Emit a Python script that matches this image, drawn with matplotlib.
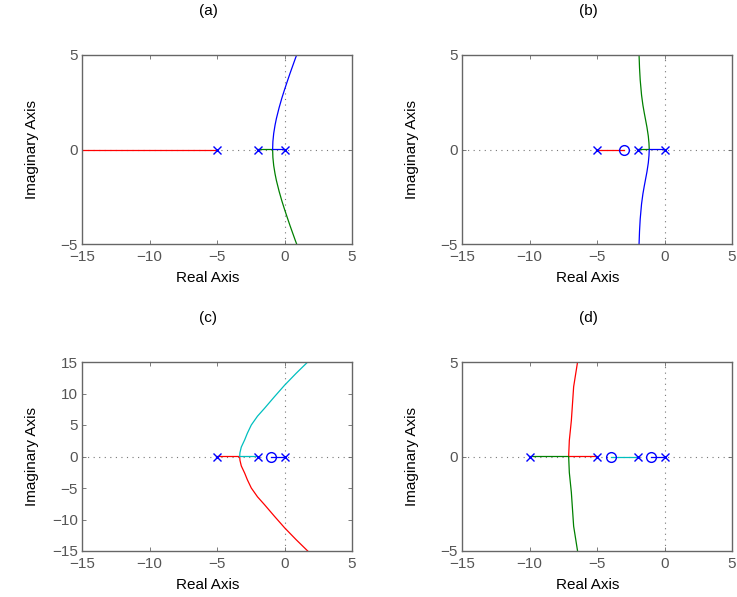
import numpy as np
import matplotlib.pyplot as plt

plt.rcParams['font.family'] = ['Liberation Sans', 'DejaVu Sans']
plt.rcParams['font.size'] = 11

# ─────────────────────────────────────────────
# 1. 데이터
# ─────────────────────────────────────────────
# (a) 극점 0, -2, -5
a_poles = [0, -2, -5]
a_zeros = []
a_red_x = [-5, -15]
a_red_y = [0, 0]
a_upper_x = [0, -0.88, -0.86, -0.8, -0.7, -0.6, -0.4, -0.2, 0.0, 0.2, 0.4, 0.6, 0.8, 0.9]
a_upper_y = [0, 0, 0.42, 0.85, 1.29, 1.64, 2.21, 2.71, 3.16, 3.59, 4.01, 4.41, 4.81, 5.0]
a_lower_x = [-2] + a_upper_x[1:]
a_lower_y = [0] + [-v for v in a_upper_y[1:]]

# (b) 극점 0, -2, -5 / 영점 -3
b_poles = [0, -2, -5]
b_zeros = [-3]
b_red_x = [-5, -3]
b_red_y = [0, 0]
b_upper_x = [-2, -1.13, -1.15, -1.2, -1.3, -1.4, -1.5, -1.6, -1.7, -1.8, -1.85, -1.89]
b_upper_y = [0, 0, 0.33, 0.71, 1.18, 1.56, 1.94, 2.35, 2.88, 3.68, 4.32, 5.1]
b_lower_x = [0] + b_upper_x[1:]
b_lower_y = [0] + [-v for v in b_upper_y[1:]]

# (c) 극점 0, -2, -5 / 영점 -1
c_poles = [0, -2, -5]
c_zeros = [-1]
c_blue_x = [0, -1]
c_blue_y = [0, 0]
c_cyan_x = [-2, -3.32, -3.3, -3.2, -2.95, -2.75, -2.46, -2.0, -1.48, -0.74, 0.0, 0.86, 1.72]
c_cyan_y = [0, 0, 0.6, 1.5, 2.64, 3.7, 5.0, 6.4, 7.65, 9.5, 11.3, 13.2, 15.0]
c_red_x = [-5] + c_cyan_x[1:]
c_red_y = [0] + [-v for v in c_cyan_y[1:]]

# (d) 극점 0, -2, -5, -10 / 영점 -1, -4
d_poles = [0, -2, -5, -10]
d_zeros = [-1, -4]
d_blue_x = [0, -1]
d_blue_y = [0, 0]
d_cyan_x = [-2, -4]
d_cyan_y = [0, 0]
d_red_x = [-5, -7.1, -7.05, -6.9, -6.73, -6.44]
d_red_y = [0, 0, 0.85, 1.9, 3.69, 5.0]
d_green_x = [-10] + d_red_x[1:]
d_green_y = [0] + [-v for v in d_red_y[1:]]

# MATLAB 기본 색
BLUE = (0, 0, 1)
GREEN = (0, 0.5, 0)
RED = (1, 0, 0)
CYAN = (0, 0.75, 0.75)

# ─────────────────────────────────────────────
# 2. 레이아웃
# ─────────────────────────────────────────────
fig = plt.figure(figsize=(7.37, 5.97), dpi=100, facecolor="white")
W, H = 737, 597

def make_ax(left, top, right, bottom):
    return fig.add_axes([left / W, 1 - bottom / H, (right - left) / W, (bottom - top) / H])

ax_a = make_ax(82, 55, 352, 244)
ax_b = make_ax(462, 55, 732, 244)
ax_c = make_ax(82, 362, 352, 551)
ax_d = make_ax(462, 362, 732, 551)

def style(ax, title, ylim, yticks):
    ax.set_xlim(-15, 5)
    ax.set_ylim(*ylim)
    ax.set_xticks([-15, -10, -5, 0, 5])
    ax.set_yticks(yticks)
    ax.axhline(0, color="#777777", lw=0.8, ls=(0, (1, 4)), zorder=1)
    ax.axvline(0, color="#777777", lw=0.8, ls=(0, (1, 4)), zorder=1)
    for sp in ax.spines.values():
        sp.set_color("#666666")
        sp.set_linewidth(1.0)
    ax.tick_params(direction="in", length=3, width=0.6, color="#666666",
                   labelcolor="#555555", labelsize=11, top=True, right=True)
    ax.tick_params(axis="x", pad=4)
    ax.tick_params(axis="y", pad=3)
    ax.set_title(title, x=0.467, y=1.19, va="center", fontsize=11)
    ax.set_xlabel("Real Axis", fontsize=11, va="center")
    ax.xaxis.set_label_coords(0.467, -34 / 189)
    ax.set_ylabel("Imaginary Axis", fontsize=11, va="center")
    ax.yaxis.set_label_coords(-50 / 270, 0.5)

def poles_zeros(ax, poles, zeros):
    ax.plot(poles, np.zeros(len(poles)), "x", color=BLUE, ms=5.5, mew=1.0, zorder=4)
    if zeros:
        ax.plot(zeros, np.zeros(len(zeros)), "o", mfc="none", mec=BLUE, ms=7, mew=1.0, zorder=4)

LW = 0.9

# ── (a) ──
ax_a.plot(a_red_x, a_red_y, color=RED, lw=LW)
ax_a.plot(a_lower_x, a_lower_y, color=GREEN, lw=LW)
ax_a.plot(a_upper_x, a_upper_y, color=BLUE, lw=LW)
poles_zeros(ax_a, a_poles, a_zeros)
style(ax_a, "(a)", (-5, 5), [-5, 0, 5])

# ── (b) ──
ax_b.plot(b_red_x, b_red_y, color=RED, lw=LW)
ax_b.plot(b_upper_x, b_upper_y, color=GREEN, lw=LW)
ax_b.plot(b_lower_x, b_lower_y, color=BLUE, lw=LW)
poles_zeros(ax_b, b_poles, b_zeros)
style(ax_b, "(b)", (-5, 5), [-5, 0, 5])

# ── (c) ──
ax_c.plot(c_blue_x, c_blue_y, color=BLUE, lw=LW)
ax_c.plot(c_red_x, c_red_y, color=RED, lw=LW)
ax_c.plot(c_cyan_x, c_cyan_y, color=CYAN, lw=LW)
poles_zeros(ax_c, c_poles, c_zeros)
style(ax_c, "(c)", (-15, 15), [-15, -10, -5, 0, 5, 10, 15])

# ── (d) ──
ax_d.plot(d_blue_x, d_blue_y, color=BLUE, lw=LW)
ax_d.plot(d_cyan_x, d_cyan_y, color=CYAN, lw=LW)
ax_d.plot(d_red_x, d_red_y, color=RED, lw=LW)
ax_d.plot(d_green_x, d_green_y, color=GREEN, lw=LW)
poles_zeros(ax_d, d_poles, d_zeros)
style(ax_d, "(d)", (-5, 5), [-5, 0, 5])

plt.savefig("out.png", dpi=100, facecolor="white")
==================================================
* [GOAL OF THE EXERCISE] Write out the lines from the start of the material to the line with "b_lower_y = [0] + [-v for v in b_upper_y[1:]]", inclusive and exactly. Skip the pictures.

* [RESULT]
Emit a Python script that matches this image, drawn with matplotlib.
import numpy as np
import matplotlib.pyplot as plt

plt.rcParams['font.family'] = ['Liberation Sans', 'DejaVu Sans']
plt.rcParams['font.size'] = 11

# ─────────────────────────────────────────────
# 1. 데이터
# ─────────────────────────────────────────────
# (a) 극점 0, -2, -5
a_poles = [0, -2, -5]
a_zeros = []
a_red_x = [-5, -15]
a_red_y = [0, 0]
a_upper_x = [0, -0.88, -0.86, -0.8, -0.7, -0.6, -0.4, -0.2, 0.0, 0.2, 0.4, 0.6, 0.8, 0.9]
a_upper_y = [0, 0, 0.42, 0.85, 1.29, 1.64, 2.21, 2.71, 3.16, 3.59, 4.01, 4.41, 4.81, 5.0]
a_lower_x = [-2] + a_upper_x[1:]
a_lower_y = [0] + [-v for v in a_upper_y[1:]]

# (b) 극점 0, -2, -5 / 영점 -3
b_poles = [0, -2, -5]
b_zeros = [-3]
b_red_x = [-5, -3]
b_red_y = [0, 0]
b_upper_x = [-2, -1.13, -1.15, -1.2, -1.3, -1.4, -1.5, -1.6, -1.7, -1.8, -1.85, -1.89]
b_upper_y = [0, 0, 0.33, 0.71, 1.18, 1.56, 1.94, 2.35, 2.88, 3.68, 4.32, 5.1]
b_lower_x = [0] + b_upper_x[1:]
b_lower_y = [0] + [-v for v in b_upper_y[1:]]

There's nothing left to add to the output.